Your task
Repeat verbatim the lines from the one containing "Write a Python" to the one containing "import plotly.graph_objects as go", ends included, minus any pictures.

Source data
· · ·

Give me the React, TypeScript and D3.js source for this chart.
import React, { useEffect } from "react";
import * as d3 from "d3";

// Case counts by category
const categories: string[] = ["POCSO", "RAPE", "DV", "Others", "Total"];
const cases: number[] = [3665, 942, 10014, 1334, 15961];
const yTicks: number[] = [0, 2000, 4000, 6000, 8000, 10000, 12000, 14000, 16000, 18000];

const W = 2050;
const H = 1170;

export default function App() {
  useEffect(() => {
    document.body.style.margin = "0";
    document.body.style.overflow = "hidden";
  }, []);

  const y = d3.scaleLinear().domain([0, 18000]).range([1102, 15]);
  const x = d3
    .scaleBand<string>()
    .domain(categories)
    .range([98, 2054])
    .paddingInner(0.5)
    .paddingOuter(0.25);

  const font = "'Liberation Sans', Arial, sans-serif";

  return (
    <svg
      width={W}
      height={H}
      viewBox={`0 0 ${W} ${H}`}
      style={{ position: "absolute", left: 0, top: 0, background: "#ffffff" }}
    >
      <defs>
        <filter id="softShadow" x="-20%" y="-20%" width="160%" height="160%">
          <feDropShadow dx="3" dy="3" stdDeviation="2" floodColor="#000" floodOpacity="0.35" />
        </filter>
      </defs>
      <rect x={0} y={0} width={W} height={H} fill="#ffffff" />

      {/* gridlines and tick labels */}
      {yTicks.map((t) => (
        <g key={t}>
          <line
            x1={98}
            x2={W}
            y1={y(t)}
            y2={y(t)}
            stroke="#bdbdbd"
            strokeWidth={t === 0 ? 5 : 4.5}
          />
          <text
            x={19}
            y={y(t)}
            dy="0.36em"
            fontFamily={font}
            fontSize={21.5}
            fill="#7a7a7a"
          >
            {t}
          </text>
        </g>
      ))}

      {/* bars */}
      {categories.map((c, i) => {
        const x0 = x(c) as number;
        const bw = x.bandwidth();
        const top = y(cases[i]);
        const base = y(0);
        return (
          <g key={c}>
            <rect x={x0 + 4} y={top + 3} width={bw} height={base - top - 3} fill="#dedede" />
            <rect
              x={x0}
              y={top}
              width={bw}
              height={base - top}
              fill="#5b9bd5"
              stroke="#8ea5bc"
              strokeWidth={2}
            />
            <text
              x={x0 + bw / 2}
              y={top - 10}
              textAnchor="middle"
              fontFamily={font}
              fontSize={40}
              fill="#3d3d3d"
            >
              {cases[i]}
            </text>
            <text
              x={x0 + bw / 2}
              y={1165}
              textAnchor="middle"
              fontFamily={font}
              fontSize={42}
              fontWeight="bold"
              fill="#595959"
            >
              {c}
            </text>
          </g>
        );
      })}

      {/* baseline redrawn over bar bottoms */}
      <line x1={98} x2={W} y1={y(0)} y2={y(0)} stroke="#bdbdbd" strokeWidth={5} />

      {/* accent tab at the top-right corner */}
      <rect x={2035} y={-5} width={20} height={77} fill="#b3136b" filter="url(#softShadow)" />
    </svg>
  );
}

· · ·

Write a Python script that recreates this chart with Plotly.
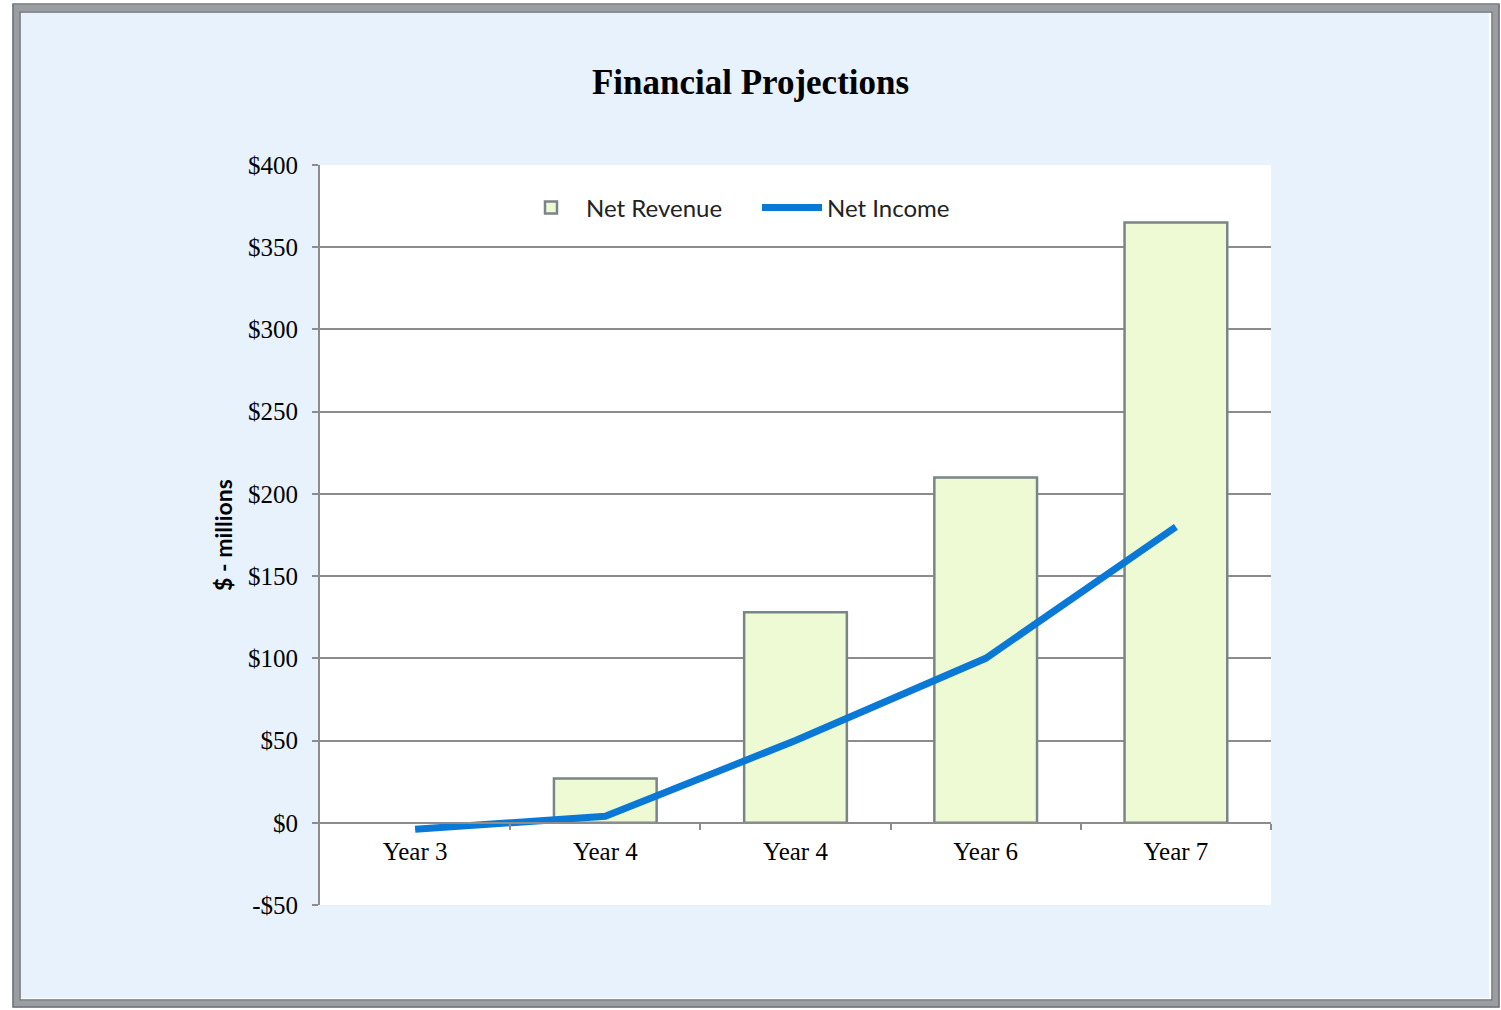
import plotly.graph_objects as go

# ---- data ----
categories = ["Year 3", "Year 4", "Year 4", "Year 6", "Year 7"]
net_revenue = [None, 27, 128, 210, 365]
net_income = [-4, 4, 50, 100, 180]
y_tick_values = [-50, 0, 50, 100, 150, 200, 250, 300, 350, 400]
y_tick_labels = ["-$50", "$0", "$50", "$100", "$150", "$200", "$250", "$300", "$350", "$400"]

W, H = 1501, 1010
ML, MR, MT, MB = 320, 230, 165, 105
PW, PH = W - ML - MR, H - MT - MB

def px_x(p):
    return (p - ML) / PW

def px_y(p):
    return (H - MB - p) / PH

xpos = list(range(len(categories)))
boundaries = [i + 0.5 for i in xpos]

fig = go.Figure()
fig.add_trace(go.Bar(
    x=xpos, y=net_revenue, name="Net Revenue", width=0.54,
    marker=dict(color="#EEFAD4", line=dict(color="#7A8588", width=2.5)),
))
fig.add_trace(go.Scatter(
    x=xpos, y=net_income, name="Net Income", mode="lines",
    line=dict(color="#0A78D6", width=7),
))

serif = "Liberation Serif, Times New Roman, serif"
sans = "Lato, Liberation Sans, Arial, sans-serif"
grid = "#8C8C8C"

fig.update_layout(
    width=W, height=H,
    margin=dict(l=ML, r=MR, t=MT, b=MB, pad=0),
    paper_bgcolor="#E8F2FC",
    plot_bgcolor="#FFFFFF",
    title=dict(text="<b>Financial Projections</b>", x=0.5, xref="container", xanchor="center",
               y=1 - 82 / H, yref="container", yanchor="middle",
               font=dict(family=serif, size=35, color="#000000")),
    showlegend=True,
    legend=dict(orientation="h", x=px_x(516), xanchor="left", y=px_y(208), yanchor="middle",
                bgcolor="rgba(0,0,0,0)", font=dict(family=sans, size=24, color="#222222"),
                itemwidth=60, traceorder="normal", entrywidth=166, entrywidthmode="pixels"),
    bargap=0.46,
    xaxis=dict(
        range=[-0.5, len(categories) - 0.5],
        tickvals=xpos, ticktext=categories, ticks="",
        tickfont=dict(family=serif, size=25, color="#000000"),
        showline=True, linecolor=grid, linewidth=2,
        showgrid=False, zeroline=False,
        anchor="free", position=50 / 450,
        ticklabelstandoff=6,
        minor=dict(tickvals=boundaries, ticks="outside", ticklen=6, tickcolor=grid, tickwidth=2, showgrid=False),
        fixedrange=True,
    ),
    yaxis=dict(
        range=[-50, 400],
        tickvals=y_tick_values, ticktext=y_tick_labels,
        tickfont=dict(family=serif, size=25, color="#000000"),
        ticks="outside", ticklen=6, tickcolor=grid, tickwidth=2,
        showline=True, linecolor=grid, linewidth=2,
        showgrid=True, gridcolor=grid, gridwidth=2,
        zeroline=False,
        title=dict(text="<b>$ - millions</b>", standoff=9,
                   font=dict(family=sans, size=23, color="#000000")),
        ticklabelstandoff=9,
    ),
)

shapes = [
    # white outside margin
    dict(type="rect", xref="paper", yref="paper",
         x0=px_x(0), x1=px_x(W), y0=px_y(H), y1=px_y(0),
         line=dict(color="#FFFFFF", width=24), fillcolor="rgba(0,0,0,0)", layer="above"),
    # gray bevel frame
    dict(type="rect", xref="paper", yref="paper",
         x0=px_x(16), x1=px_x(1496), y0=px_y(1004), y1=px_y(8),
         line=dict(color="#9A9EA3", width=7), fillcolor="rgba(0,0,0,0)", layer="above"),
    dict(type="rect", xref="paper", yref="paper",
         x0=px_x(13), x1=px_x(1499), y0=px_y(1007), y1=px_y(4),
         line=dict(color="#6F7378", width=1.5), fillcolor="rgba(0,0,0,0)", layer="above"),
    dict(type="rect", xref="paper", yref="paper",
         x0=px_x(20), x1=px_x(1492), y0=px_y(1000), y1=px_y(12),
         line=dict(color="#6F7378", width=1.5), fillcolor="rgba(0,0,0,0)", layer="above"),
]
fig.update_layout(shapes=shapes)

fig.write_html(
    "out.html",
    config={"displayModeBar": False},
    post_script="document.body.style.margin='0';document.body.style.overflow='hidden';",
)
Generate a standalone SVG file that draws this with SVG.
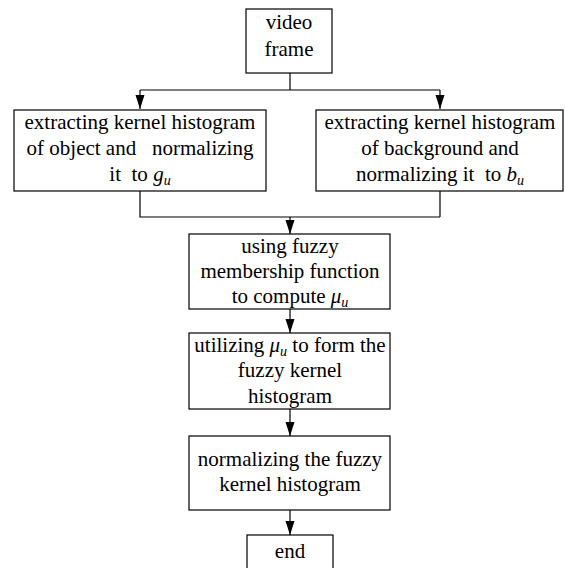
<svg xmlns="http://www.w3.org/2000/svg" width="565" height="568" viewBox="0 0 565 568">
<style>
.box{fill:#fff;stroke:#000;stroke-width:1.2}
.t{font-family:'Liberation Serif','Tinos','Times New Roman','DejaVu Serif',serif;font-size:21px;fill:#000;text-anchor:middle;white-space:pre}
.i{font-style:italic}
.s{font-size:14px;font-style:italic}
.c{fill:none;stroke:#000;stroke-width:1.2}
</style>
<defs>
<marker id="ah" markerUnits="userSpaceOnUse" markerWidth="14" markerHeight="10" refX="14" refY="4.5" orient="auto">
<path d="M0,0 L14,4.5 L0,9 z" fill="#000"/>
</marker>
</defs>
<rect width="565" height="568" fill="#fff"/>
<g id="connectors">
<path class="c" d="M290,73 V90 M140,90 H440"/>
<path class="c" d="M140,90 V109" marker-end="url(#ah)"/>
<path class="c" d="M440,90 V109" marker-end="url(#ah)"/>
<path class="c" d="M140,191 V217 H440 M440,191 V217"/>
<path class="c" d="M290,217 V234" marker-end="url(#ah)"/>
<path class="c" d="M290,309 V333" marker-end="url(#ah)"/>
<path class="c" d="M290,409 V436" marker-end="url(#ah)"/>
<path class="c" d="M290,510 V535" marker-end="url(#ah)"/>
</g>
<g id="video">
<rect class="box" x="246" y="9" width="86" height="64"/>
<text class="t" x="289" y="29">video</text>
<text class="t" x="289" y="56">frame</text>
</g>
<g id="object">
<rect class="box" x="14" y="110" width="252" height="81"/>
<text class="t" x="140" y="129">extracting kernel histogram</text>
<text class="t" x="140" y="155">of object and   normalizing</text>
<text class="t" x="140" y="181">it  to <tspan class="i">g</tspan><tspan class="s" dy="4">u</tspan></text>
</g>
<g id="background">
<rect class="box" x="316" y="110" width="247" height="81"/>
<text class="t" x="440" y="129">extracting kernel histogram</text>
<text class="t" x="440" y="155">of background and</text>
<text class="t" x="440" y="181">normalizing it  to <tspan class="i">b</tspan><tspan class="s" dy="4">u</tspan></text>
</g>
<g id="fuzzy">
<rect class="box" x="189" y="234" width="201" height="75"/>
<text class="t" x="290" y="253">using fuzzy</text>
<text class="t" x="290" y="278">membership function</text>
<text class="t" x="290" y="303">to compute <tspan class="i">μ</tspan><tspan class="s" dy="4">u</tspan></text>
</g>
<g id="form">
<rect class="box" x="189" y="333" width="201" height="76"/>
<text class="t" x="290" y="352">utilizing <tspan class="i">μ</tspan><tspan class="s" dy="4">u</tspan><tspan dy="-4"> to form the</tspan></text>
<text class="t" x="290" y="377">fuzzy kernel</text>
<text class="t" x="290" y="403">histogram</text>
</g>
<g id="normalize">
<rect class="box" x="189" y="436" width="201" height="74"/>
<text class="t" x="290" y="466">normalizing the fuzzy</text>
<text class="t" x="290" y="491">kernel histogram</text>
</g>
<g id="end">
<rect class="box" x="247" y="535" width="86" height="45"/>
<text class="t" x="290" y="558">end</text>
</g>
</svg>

· · ·

Task response
Write a Python script that recreates this chart with Plotly.
import plotly.graph_objects as go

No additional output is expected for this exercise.